>> The Parties agree that an armed attack against one or more of them in Europe or North America shall be considered an attack against them all and consequently they agree that, if such an armed attack occurs, each of them, in exercise of the right of individual or collective self-defence recognised by Article 51 of the Charter of the United Nations, will assist the Party or Parties so attacked by taking forthwith, individually and in concert with the other Parties, such action as it deems necessary, including the use of armed force, to restore and maintain the security of the North Atlantic area.
>> such action as it seems necessary, including the use of armed force
There's no mandatory requirement to deploy specific weapons, but I believe all NATO forces would be subordinate to CMC (rotating) and SACEUR (has always been a US leader)? Inasmuch as multinational command structures work.
Right but OP said it’s “effectively impossible to invade a country that has nuclear weapons” and I’m curious how that is relevant to non nuclear NATO members like Germany.
I don’t see how it helps Germany (or Finland, Poland etc etc) that France and UK have nuclear weapons, apart from deterrence against specifically nuclear Russian attacks. A conventional land invasion against a non nuclear NATO power would likely be very difficult to stop without US support, at current defense levels, or without UK or France threatening a universal nuclear defense of other nato members.

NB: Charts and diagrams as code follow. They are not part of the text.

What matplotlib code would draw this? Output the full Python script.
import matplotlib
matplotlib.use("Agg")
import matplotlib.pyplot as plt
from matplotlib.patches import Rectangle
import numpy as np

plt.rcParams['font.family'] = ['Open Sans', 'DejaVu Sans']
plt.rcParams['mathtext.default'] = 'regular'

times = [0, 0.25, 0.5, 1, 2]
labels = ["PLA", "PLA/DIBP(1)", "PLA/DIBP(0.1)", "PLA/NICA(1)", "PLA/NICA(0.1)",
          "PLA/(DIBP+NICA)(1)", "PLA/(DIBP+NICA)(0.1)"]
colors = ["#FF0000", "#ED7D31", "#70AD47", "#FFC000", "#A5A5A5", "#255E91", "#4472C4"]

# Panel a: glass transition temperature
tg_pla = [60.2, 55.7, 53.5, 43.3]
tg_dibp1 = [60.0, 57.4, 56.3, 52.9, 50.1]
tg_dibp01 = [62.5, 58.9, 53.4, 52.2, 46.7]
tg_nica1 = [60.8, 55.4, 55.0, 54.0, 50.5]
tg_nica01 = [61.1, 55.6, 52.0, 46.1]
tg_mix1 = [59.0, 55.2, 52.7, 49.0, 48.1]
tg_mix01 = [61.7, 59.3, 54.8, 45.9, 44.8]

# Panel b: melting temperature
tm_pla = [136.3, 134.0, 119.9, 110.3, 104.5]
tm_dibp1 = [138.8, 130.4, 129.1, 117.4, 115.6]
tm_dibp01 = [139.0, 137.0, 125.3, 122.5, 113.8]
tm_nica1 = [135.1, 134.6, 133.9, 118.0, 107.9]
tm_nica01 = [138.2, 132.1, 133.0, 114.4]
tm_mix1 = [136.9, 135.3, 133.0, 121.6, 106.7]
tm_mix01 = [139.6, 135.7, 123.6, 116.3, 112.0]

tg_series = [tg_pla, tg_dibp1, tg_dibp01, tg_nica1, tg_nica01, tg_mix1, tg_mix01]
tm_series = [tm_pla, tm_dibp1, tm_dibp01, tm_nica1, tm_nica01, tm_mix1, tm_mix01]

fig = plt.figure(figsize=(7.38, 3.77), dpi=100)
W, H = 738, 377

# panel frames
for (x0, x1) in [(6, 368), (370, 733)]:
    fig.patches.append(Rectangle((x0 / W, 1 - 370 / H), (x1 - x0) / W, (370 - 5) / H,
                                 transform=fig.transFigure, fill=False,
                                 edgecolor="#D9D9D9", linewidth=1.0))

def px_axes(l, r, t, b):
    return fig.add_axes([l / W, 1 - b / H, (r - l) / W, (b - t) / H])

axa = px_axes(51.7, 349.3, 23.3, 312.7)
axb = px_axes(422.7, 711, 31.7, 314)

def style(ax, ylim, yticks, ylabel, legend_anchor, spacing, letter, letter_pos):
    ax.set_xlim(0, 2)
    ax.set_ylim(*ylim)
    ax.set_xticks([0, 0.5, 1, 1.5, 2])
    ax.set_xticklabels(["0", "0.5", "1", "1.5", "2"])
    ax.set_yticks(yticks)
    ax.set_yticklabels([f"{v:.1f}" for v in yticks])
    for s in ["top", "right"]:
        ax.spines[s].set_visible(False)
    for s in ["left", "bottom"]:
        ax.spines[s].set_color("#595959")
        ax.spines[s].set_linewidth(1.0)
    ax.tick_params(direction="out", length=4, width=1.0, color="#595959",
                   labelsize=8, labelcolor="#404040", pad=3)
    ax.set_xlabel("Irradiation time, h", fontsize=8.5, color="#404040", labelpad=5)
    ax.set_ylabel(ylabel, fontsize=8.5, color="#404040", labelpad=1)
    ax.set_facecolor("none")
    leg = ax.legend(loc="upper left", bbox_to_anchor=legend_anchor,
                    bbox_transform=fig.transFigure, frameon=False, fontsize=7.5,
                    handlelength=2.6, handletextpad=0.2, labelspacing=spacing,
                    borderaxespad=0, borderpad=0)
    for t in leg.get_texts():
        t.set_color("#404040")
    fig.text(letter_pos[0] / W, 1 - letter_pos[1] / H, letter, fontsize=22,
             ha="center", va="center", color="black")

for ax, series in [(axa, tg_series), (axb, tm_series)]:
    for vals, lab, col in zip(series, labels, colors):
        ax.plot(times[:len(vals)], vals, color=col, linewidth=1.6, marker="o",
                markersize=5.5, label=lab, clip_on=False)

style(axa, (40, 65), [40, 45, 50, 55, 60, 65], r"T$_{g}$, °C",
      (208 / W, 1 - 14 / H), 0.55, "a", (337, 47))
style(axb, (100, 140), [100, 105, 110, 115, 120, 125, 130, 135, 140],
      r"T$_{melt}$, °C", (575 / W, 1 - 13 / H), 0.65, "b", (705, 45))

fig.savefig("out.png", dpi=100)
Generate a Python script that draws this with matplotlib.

It's ambiguous (or I haven't seen it written) under what conditions NATO would retaliate with NATO-controlled nuclear weapons to an attack on a NATO member.
But it's definitely shy of 'never'
I know during the 80s there were detailed plans to tactically nuke the larg(er) Soviet armored formations in eastern Germany et al. in the event of hostilities. I believe even before Soviet nuclear escalation.
I'm unaware of those, but I do know that US nuclear targets from the 50s were relatively recently declassified [1], and they were far more macabre.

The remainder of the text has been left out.